» **GOAL**:
Retype nothing but the lines from the start of the material up to and including the line with "XAxis, YAxis, Legend". Pictures don't belong in the copy.

» **PROVIDED DATA**:
○ ○ ○ ○

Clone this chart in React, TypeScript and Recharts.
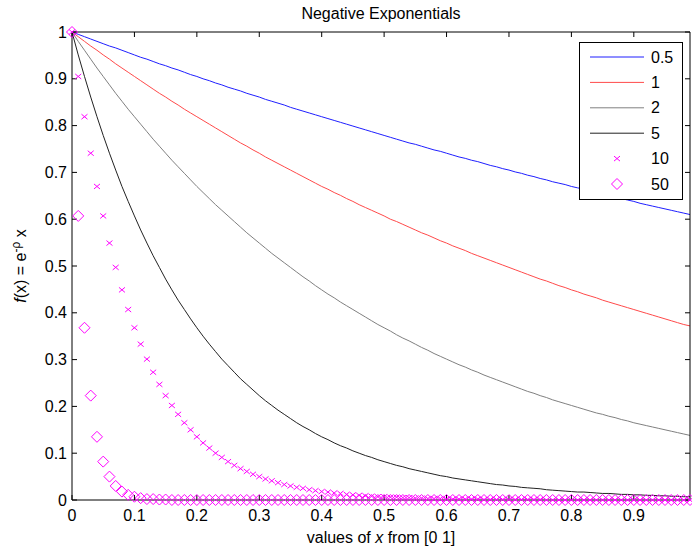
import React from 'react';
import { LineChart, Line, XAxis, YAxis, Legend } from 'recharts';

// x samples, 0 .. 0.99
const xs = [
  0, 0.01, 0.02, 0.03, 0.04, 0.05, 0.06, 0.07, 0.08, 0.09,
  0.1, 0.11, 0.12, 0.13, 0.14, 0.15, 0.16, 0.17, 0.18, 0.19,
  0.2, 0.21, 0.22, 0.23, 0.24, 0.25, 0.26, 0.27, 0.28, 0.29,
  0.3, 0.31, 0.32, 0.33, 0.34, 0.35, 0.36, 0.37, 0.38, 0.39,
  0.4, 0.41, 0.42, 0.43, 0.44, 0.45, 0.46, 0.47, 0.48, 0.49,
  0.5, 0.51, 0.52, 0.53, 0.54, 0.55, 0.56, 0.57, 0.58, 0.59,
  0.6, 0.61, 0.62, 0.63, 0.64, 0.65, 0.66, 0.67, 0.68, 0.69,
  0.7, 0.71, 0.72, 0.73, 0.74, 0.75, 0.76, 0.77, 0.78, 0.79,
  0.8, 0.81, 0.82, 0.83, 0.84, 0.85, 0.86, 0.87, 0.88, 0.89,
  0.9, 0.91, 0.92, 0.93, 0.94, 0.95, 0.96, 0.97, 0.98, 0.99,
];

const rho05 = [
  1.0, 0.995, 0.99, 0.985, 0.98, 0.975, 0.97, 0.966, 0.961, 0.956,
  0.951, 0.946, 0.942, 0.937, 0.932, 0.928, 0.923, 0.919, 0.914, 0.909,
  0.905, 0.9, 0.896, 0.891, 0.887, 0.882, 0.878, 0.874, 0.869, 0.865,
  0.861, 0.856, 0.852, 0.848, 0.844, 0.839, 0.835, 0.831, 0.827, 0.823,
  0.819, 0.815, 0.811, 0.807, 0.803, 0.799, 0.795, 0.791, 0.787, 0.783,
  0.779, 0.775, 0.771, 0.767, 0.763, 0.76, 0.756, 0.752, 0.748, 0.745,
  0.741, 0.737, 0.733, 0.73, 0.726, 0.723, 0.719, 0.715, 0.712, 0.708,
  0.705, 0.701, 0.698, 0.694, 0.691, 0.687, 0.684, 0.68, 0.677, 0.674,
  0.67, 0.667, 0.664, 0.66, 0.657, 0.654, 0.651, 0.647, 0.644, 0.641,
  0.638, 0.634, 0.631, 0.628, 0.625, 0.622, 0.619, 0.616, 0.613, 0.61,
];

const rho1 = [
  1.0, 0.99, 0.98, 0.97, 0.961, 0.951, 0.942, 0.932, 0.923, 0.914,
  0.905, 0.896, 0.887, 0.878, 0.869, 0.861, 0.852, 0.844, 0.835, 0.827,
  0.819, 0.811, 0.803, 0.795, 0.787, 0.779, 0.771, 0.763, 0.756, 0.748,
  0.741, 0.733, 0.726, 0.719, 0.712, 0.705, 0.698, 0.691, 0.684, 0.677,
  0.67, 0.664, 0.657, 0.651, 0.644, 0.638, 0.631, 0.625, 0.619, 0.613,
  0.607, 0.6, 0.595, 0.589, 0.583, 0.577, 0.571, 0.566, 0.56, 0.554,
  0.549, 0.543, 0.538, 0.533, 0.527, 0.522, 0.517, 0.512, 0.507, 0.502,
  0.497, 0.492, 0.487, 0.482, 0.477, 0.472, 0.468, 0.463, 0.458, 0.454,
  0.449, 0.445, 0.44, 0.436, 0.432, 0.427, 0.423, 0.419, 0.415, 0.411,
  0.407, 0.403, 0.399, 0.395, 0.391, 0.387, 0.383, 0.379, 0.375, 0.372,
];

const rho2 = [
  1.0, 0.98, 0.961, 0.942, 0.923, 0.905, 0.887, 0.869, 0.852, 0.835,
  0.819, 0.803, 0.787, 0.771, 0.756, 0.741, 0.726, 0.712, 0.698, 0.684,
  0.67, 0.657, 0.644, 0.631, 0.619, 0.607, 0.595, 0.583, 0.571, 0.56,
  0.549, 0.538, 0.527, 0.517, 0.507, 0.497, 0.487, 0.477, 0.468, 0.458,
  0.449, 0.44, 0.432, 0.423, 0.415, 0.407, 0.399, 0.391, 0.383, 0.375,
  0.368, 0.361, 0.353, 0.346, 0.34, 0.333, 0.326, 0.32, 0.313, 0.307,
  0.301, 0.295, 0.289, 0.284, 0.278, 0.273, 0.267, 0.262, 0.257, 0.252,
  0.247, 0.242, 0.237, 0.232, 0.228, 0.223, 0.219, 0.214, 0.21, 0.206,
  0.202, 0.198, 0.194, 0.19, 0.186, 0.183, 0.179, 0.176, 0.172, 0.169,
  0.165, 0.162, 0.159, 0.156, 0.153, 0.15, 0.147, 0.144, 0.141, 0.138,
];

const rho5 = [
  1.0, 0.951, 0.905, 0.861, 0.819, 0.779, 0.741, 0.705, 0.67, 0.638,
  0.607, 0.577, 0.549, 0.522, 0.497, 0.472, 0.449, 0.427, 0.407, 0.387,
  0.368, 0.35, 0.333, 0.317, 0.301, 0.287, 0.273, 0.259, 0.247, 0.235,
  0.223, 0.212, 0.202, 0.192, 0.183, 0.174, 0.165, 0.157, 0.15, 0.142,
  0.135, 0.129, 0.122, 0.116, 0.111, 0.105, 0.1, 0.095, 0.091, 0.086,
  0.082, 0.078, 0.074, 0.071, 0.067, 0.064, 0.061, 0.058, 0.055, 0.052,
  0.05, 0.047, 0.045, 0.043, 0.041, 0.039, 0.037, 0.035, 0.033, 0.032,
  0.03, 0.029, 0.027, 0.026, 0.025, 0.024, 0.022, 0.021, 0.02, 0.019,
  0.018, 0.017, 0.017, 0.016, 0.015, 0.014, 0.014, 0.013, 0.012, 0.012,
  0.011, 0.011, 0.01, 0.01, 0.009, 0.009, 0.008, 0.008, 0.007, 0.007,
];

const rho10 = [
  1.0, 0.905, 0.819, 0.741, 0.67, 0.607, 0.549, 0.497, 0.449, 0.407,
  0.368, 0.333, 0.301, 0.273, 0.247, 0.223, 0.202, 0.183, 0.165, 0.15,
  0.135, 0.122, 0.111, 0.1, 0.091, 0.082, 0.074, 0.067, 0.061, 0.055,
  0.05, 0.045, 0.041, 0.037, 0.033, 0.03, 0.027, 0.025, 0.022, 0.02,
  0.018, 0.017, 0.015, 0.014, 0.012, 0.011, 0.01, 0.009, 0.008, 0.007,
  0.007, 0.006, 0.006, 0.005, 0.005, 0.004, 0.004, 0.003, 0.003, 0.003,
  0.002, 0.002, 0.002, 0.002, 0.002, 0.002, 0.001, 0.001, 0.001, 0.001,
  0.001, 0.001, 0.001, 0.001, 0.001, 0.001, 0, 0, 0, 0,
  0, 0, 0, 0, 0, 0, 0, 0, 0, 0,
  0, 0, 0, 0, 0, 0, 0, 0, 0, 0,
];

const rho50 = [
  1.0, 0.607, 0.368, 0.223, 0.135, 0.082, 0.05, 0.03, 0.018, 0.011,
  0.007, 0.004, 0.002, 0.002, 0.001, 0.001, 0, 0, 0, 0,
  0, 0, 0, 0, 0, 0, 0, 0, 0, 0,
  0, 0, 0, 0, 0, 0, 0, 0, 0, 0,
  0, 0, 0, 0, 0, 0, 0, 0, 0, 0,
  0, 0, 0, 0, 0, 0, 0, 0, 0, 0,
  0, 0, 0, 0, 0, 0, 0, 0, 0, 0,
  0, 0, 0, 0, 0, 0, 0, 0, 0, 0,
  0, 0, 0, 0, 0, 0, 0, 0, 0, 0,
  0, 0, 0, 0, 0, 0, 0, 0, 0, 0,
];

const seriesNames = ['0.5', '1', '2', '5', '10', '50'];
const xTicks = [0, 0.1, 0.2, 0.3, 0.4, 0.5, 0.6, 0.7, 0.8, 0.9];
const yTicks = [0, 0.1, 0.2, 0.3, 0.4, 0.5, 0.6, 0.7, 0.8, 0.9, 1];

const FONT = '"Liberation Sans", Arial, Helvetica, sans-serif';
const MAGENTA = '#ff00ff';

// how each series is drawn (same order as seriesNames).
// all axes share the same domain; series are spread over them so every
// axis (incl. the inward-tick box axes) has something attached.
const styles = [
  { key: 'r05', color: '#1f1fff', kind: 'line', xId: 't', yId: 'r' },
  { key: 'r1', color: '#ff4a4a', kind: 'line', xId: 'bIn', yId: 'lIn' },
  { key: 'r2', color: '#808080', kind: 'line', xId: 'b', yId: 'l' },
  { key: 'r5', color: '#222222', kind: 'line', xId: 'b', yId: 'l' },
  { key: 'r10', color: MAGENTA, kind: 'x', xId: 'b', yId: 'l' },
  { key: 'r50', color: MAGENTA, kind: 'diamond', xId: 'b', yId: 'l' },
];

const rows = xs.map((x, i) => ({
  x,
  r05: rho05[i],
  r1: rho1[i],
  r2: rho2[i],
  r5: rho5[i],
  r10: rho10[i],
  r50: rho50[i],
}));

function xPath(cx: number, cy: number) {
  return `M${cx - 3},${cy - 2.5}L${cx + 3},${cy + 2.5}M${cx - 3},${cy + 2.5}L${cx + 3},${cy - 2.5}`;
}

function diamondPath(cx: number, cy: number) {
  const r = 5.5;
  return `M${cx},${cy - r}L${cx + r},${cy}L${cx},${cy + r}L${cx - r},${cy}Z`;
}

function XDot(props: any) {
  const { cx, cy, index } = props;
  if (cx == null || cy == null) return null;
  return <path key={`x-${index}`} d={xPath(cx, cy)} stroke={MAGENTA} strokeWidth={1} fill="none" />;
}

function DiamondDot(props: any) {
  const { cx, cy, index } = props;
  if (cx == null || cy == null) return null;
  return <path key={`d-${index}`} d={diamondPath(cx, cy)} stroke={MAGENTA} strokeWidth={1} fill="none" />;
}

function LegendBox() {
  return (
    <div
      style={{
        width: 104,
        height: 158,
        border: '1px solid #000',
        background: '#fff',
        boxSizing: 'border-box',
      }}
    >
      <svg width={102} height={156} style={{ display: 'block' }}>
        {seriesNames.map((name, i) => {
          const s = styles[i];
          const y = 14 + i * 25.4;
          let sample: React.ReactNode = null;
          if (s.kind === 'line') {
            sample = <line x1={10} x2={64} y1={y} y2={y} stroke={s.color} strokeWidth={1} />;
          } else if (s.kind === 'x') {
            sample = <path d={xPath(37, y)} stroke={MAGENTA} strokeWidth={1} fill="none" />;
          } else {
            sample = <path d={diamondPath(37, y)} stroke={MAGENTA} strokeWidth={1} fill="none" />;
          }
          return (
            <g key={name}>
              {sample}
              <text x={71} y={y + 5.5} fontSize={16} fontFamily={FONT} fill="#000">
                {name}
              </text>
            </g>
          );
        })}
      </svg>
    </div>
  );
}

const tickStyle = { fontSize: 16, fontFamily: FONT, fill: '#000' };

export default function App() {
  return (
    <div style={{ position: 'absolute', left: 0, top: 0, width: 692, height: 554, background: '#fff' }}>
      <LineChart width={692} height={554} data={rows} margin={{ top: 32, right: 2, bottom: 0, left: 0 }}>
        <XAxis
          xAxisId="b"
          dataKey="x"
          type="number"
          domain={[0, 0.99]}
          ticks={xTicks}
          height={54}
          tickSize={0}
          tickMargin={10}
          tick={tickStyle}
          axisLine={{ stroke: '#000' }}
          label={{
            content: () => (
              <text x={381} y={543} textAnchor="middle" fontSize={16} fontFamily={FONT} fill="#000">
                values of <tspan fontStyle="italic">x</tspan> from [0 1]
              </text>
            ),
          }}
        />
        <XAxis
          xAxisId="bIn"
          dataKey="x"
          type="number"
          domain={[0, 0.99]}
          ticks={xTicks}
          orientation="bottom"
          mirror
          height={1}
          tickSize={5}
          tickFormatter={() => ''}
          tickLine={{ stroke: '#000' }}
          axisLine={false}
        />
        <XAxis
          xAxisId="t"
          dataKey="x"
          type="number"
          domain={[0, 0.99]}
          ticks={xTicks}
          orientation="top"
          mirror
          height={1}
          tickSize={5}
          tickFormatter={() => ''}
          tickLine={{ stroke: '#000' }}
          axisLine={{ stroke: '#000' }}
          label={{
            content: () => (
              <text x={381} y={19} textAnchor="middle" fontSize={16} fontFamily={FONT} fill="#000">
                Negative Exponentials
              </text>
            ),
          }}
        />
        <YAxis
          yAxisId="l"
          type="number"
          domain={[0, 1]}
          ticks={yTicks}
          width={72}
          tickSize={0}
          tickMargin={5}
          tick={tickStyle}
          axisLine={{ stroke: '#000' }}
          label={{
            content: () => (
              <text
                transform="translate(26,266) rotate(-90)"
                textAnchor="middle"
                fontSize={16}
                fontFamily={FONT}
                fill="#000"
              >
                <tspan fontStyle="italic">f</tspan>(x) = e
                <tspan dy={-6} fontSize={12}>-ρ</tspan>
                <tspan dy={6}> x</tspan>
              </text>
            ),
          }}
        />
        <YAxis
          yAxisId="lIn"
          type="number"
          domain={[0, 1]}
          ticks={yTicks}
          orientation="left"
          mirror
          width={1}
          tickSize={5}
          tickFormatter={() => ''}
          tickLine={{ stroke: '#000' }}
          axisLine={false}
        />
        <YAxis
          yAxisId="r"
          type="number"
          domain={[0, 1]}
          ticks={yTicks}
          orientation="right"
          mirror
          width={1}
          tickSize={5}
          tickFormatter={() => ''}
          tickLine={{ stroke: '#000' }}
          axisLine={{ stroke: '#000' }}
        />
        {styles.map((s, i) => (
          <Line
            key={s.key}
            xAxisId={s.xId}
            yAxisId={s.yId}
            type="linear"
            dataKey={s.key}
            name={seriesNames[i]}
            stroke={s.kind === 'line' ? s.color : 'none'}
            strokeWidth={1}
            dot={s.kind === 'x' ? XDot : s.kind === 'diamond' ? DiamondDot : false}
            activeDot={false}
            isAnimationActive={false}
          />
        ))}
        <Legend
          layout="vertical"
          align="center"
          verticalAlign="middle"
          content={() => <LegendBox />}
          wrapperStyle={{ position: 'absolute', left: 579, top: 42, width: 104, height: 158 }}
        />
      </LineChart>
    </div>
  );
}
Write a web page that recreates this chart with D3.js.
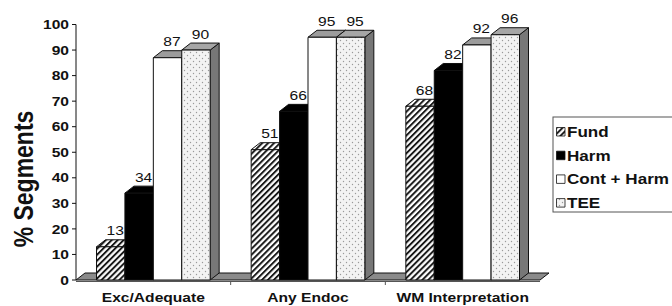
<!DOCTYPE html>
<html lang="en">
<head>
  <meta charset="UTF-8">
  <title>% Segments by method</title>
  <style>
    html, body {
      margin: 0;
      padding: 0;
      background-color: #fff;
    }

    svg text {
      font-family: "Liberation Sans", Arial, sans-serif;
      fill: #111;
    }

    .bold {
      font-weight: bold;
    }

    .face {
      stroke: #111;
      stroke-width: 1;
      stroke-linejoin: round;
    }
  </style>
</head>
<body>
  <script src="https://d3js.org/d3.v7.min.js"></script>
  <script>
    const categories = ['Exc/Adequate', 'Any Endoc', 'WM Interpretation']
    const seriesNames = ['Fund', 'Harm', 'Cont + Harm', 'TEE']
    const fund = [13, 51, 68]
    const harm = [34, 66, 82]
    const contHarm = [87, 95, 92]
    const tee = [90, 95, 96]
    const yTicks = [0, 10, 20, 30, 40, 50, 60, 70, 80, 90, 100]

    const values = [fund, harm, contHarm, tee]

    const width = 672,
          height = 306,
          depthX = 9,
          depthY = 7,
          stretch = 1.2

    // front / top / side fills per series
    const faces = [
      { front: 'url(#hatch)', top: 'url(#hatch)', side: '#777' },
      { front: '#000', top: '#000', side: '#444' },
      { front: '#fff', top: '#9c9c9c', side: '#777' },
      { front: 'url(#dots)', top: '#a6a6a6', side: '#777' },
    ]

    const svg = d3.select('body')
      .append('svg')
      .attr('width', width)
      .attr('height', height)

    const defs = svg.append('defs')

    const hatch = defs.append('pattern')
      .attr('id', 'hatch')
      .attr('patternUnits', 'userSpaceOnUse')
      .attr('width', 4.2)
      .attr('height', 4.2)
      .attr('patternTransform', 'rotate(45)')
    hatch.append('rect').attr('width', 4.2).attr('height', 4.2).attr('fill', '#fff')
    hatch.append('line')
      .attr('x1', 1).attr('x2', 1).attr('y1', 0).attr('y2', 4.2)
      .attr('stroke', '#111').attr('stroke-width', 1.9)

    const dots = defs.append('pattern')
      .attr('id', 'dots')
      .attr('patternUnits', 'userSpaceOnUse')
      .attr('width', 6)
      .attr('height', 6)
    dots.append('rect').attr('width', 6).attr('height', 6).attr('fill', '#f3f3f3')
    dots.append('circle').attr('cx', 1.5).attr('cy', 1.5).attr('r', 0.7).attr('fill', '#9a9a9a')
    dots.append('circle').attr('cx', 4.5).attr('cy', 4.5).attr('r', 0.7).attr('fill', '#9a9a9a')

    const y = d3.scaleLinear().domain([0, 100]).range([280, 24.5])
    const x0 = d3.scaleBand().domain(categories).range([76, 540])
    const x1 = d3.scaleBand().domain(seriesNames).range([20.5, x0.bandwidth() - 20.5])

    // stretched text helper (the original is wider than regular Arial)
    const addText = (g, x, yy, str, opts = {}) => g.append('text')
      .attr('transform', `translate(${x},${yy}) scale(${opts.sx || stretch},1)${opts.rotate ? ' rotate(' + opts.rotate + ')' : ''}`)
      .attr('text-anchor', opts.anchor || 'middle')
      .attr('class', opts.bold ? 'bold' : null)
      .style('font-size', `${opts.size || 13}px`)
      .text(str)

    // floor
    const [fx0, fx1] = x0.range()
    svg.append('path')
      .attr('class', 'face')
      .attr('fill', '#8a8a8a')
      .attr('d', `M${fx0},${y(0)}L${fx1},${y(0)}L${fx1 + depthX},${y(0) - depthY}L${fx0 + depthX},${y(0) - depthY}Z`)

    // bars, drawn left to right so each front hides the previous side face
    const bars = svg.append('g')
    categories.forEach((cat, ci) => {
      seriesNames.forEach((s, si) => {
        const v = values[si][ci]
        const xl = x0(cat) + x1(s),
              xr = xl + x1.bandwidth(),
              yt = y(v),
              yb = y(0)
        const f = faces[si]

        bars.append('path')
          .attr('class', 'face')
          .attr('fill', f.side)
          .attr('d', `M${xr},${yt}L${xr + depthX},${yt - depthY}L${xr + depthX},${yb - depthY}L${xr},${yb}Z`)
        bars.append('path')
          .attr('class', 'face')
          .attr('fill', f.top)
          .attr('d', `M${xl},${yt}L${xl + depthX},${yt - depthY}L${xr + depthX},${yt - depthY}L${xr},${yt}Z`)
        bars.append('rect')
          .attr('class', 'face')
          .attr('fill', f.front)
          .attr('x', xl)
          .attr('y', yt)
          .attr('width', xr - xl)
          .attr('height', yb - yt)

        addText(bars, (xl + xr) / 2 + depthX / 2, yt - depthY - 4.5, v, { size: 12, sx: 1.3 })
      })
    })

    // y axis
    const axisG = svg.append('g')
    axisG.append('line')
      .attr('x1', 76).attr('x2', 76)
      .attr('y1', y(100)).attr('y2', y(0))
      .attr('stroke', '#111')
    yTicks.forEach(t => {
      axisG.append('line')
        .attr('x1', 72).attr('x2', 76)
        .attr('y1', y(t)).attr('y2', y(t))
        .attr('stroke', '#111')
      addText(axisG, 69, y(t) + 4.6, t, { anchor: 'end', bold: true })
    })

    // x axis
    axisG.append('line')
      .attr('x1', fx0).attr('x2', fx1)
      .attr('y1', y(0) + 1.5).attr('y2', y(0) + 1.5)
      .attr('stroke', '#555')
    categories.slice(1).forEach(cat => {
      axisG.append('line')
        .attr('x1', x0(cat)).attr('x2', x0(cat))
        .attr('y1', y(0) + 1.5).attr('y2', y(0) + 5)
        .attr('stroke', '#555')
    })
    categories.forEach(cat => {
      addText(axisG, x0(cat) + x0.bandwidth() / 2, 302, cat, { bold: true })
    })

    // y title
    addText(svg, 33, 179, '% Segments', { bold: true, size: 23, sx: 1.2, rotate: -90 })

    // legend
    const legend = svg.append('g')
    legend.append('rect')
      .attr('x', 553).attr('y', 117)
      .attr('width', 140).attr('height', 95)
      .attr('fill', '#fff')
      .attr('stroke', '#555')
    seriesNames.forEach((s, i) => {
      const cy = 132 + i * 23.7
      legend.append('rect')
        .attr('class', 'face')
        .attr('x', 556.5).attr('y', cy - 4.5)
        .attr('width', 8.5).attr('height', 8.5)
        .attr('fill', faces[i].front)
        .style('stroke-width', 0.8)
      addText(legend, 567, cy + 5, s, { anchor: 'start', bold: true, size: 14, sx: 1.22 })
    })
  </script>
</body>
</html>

○ ○ ○ ○

» **REPLY**:
Clone this chart in React, TypeScript and Recharts.
import React from 'react';
import { LineChart, Line, XAxis, YAxis, Legend } from 'recharts';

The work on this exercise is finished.